Here are the two videos (avi and mpg format). As with any collaborative effort, there are issues. In this case, the avi or mpg files may require some care when displaying. We are exploring alternative formats.

posted at: 14:23 | path: | permanent link to this entry

Sun, 08 May 2005

May 8, 2005: Our extended bridge family

It is all about people chemistry. New chemical compounds are impossible as long as the reagents live in their individual bottles. Mix them together, add a bit of heat (sometimes) and something interesting might happen. The same with people. When I sit in my office or home, bottled as a chemical reagent in the supply room, nothing interesting happens. When I get up and poke around, I collide with others, and the possibility of something interesting is amplified. So it is with our bridge project.

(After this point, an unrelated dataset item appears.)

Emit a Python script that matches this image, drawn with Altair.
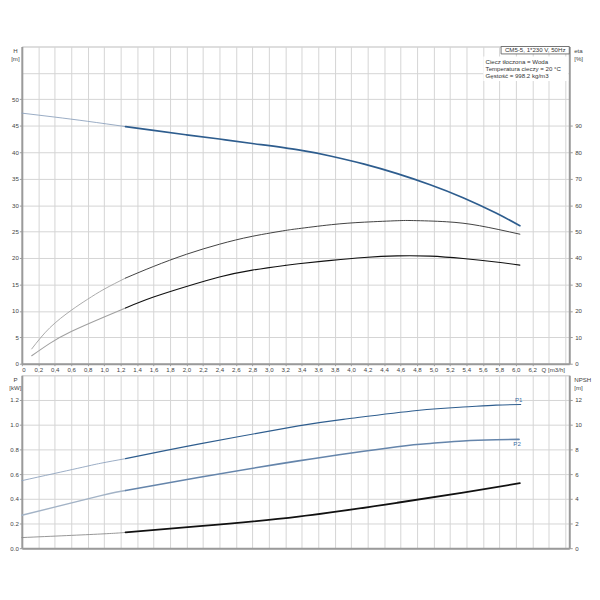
import altair as alt
import pandas as pd

# ---------------- data ----------------
# Head curve H [m] vs flow Q [m3/h]
Q_H = [0.0, 0.4, 0.8, 1.26, 1.6, 2.0, 2.4, 2.8, 3.36, 3.76, 4.16, 4.56, 4.96, 5.36, 5.76, 6.05]
H = [47.4, 46.65, 45.85, 44.85, 44.15, 43.3, 42.5, 41.65, 40.45, 39.25, 37.75, 35.95, 33.85, 31.4, 28.5, 26.1]

# Efficiency curves eta [%]
Q_ETA_A = [0.12, 0.34, 0.6, 0.8, 1.0, 1.26, 1.6, 2.0, 2.4, 2.8, 3.2, 3.36, 3.76, 4.16, 4.56, 4.76, 5.16, 5.56, 6.05]
ETA_A = [5.6, 13.6, 20.2, 24.4, 28.2, 32.4, 36.8, 41.4, 45.2, 48.2, 50.4, 51.1, 52.6, 53.55, 54.1, 54.15, 53.7, 52.2, 49.0]

Q_ETA_B = [0.12, 0.34, 0.6, 1.0, 1.26, 1.6, 2.0, 2.4, 2.8, 3.2, 3.36, 3.76, 4.16, 4.56, 4.96, 5.36, 5.76, 6.05]
ETA_B = [3.0, 7.7, 12.2, 17.7, 21.1, 25.2, 29.2, 32.8, 35.4, 37.2, 37.8, 39.1, 40.2, 40.8, 40.7, 39.8, 38.5, 37.3]

# Power curves P [kW]
Q_P1 = [0.0, 0.68, 0.96, 1.26, 2.16, 3.36, 3.96, 4.8, 5.36, 5.76, 6.06]
P1 = [0.547, 0.647, 0.688, 0.725, 0.845, 0.99, 1.048, 1.115, 1.143, 1.158, 1.163]

Q_P2 = [0.0, 0.96, 1.26, 2.16, 3.36, 4.56, 4.96, 5.36, 5.76, 6.04]
P2 = [0.267, 0.425, 0.467, 0.574, 0.707, 0.822, 0.848, 0.868, 0.878, 0.881]

# NPSH [m]
Q_NPSH = [0.0, 0.96, 1.26, 2.16, 3.36, 4.56, 5.36, 6.05]
NPSH = [0.86, 1.15, 1.28, 1.78, 2.56, 3.68, 4.5, 5.26]

DUTY_START = 1.26  # thin line before, thick line after

CURVE_LABELS = ["P1", "P2"]

TITLE_BOX = "CM5-5, 1*230 V, 50Hz"
INFO_LINES = ["Ciecz tłoczona = Woda", "Temperatura cieczy = 20 °C", "Gęstość = 998.2 kg/m3"]

X_GRID = [round(i * 0.2, 1) for i in range(34)]       # 0 .. 6.6
Q_LABEL_POS = 6.45                                     # where "Q [m3/h]" sits
H_GRID = [i * 5 for i in range(13)]                    # 0 .. 60
ETA_TICKS = [i * 10 for i in range(10)]                # 0 .. 90
P_GRID = [round(i * 0.2, 1) for i in range(8)]         # 0 .. 1.4
NPSH_TICKS = [i * 2 for i in range(7)]                 # 0 .. 12

# ---------------- helpers ----------------
def segments(name, qs, vs):
    rows = []
    for q, v in zip(qs, vs):
        if q <= DUTY_START:
            rows.append({"Q": q, "v": v, "seg": name + "_thin"})
        if q >= DUTY_START:
            rows.append({"Q": q, "v": v, "seg": name + "_thick"})
    return rows

df_h = pd.DataFrame(segments("H", Q_H, H))
df_eta = pd.DataFrame(segments("EA", Q_ETA_A, ETA_A) + segments("EB", Q_ETA_B, ETA_B))
df_p = pd.DataFrame(segments("P1", Q_P1, P1) + segments("P2", Q_P2, P2))
df_n = pd.DataFrame(segments("N", Q_NPSH, NPSH))
df_lab = pd.DataFrame({
    "Q": [Q_P1[-1], Q_P2[-1]],
    "v": [P1[-1], P2[-1]],
    "label": CURVE_LABELS,
})

STYLE = {
    "H_thin": ("#8ea3bd", 0.9), "H_thick": ("#2e5d8e", 1.7),
    "EA_thin": ("#a0a0a0", 0.9), "EA_thick": ("#3a3a3a", 1.1),
    "EB_thin": ("#a0a0a0", 0.9), "EB_thick": ("#111111", 1.9),
    "P1_thin": ("#8ea3bd", 0.9), "P1_thick": ("#2e5d8e", 1.6),
    "P2_thin": ("#a3b3c6", 0.9), "P2_thick": ("#6585ab", 1.1),
    "N_thin": ("#8a8a8a", 0.9), "N_thick": ("#111111", 1.8),
}

def color_enc(keys):
    return alt.Color("seg:N", legend=None,
                     scale=alt.Scale(domain=keys, range=[STYLE[k][0] for k in keys]))

def width_enc(keys):
    return alt.StrokeWidth("seg:N", legend=None,
                           scale=alt.Scale(domain=keys, range=[STYLE[k][1] for k in keys]))

FONT = "Liberation Sans"
FS = 6.2
TXT = "#444444"
AXC = "#9a9a9a"
W = 554
H_TOP = 321
H_BOT = 175
INTERP = "natural"

x_scale = alt.Scale(domain=[0, 6.65], nice=False, zero=False)

x_axis_top = alt.Axis(
    values=X_GRID + [Q_LABEL_POS], title=None, grid=True, labelOverlap=False,
    labelExpr=("datum.value == 0 ? '0' : (datum.value == %s ? 'Q [m3/h]' : "
               "(datum.value > 6.3 ? '' : replace(format(datum.value, '.1f'), '.', ',')))") % Q_LABEL_POS,
    gridOpacity={"condition": {"test": "datum.value == %s" % Q_LABEL_POS, "value": 0}, "value": 1},
    tickOpacity={"condition": {"test": "datum.value > 6.3", "value": 0}, "value": 1},
    tickSize=2, labelPadding=0.5, domainWidth=2, domainColor=AXC, tickColor=AXC,
)
x_axis_bot = alt.Axis(values=X_GRID, title=None, grid=True, labels=False, ticks=False,
                      domainWidth=2, domainColor=AXC)

def left_axis(values, title, maxlab, fmt):
    return alt.Axis(
        values=values, title=title, grid=True, format=fmt,
        labelExpr=f"datum.value > {maxlab} ? '' : datum.label",
        tickOpacity={"condition": {"test": f"datum.value > {maxlab}", "value": 0}, "value": 1},
        tickSize=2.5, labelPadding=1, domainWidth=2, domainColor=AXC, tickColor=AXC,
        titleAngle=0, titleAlign="center", titleBaseline="top", titleX=-7, titleY=1,
        titleFontWeight="normal", titleFontSize=FS, titleColor=TXT, titleFont=FONT,
        titleLineHeight=8,
    )

def right_axis(values, title):
    return alt.Axis(
        values=values, title=title, grid=False, orient="right",
        tickSize=3, labelPadding=2.5, domainWidth=2, domainColor=AXC, tickColor=AXC,
        titleAngle=0, titleAlign="left", titleBaseline="top", titleX=4.5, titleY=1,
        titleFontWeight="normal", titleFontSize=FS, titleColor=TXT, titleFont=FONT,
        titleLineHeight=8,
    )

# ---------------- top panel ----------------
h_keys = ["H_thin", "H_thick"]
h_y = alt.Y("v:Q", scale=alt.Scale(domain=[0, 60], nice=False),
            axis=left_axis(H_GRID, ["H", "[m]"], 50, "d"))
h_lines = alt.Chart(df_h).mark_line(interpolate=INTERP, strokeCap="round").encode(
    x=alt.X("Q:Q", scale=x_scale, axis=x_axis_top),
    y=h_y, color=color_enc(h_keys), strokeWidth=width_enc(h_keys), detail="seg:N",
)

e_keys = ["EA_thin", "EA_thick", "EB_thin", "EB_thick"]
eta_lines = alt.Chart(df_eta).mark_line(interpolate=INTERP, strokeCap="round").encode(
    x=alt.X("Q:Q", scale=x_scale, axis=x_axis_top),
    y=alt.Y("v:Q", scale=alt.Scale(domain=[0, 120], nice=False),
            axis=right_axis(ETA_TICKS, ["eta", "[%]"])),
    color=color_enc(e_keys), strokeWidth=width_enc(e_keys), detail="seg:N",
)

ann_src = pd.DataFrame({"k": [0]})
info_bg = alt.Chart(ann_src).mark_rect(fill="white").encode(
    x=alt.value(467), x2=alt.value(553), y=alt.value(10), y2=alt.value(35))
box = alt.Chart(ann_src).mark_rect(fill="white", stroke="#555555", strokeWidth=0.8).encode(
    x=alt.value(485), x2=alt.value(554), y=alt.value(0), y2=alt.value(7.5))
box_text = alt.Chart(ann_src).mark_text(font=FONT, fontSize=FS, color="#333333",
                                        align="center", baseline="middle").encode(
    x=alt.value(519.5), y=alt.value(4), text=alt.value(TITLE_BOX))
info_text = alt.Chart(ann_src).mark_text(font=FONT, fontSize=FS, color="#333333",
                                         align="left", baseline="top", lineHeight=7.2).encode(
    x=alt.value(469.3), y=alt.value(12.4), text=alt.value(INFO_LINES))

top = alt.layer(
    h_lines, eta_lines, info_bg, box, box_text, info_text
).resolve_scale(y="independent", color="independent", strokeWidth="independent"
).properties(width=W, height=H_TOP)

# ---------------- bottom panel ----------------
p_keys = ["P1_thin", "P1_thick", "P2_thin", "P2_thick"]
p_y = alt.Y("v:Q", scale=alt.Scale(domain=[0, 1.4], nice=False),
            axis=left_axis(P_GRID, ["P", "[kW]"], 1.25, ".1f"))
p_x = alt.X("Q:Q", scale=x_scale, axis=x_axis_bot)
p_lines = alt.Chart(df_p).mark_line(interpolate=INTERP, strokeCap="round").encode(
    x=p_x, y=p_y, color=color_enc(p_keys), strokeWidth=width_enc(p_keys), detail="seg:N",
)
p1_lab = alt.Chart(df_lab).transform_filter("datum.label == 'P1'").mark_text(
    font=FONT, fontSize=FS, color="#3a6ea5", align="center", baseline="middle", dy=-5, dx=-2
).encode(x=p_x, y=p_y, text="label:N")
p2_lab = alt.Chart(df_lab).transform_filter("datum.label == 'P2'").mark_text(
    font=FONT, fontSize=FS, color="#3a6ea5", align="center", baseline="middle", dy=5, dx=-2
).encode(x=p_x, y=p_y, text="label:N")

n_keys = ["N_thin", "N_thick"]
n_lines = alt.Chart(df_n).mark_line(interpolate=INTERP, strokeCap="round").encode(
    x=p_x,
    y=alt.Y("v:Q", scale=alt.Scale(domain=[0, 14], nice=False),
            axis=right_axis(NPSH_TICKS, ["NPSH", "[m]"])),
    color=color_enc(n_keys), strokeWidth=width_enc(n_keys), detail="seg:N",
)

bottom = alt.layer(
    alt.layer(p_lines, p1_lab, p2_lab), n_lines
).resolve_scale(y="independent", color="independent", strokeWidth="independent"
).properties(width=W, height=H_BOT)

chart = alt.vconcat(top, bottom, spacing=11.7, bounds="flush").properties(
    padding={"left": 0, "top": 34.7, "right": 0, "bottom": 0}
).configure_view(
    stroke="#cfcfcf", strokeWidth=1
).configure_axis(
    labelFont=FONT, labelFontSize=FS, labelColor=TXT, gridColor="#d4d4d4", gridWidth=1,
).configure_text(font=FONT)

chart.save("out.html", embed_options={"renderer": "svg", "actions": False})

Earlier this week, Sandrine phoned me about a surprise birthday party for her husband, Oliver (who directs the local Freyssinet work). This was a complete surprise for me because Sandrine did not have my phone number. But being the resourceful woman that she is - she managed to locate it. Yesterday, we all gathered at Oliver's place - for wonderful afternoon of celebrations. We celebrated the birth of their daughter, Lucille, we celebrated the appearance of Oliver's mother-in-law, Jackie, who quickly became the energy of the party, and finally, we celebrated Oliver's birthday. There is a photo essay of course.

posted at: 14:46 | path: | permanent link to this entry

Fri, 06 May 2005

May 6, 2005: Exploring digital sketches
There comes a time when simply capturing the action of constructing the new Cooper River Bridge approaches blindly following a recipe - and I try to avoid falling into a rut. I have standard places that I go, standard sets of photos that I take and standard ways to process the images for placement in these web pages - all the ingredients of a rut. Several weeks ago I began experimenting with ways to alter the images so that they took on the characteristics of a sketch. I cannot draw an attractive stick figure, so for me, this was an opportunity to explore something that I was totally incapable of doing on my own.

When I look at a sketch, I see the outlines of objects the artist projects. So I started with processing an image with an edge detection algorithm. These algorithms compute the difference in intensity of adjacent picture elements (pixels). When the intensity difference is small, then the point appears black. When the intensity is large, then the point appears white. Consequently edges (where there is a large intensity difference) will appear as while lines. But an artist sketches with a black pencil, so I inverted the image - white became black and black became white. Because these are color images, edges are computed for each of the three colors - red, green and blue. I then alter the black-white range of intensities so that I get a more balanced image. The results, as seen here, are interesting. Bibi, an art history student at UC Berkeley and friend of our family finds that these transformations bring something new to the art table - an improvement beyond simply copying an artistic style.

posted at: 05:45 | path: | permanent link to this entry

Sun, 01 May 2005

May 1, 2005: Adventures with elevators and the traveler

Yesterday I met Murray Feldman and indirectly Bill Nesteruk and his company, Specialized Engineered Products Ltd. Bill creates these modern marvels that transport stuff horizontally (as with the bridge traveler) as well as vertically (or almost vertically) - i.e. the bridge elevators. Murray makes them work in the field. Again, design and engineering of the traveler and elevators generated for me, a quiet smile.

The traveler, used for cleaning and inspecting the underside of the bridge, is a necessity. Similarly, the four elevators that travel up and down the inclined surfaces of the east and west pylons, provide access to the pylon base, the crossbeam and the top. I experienced these elevators when I was learning from Freyssinet about building stay cables - but somehow the issue of traveling up and down an incline where the angle of the incline changes at the pylon crossbeam never caught my curiosity.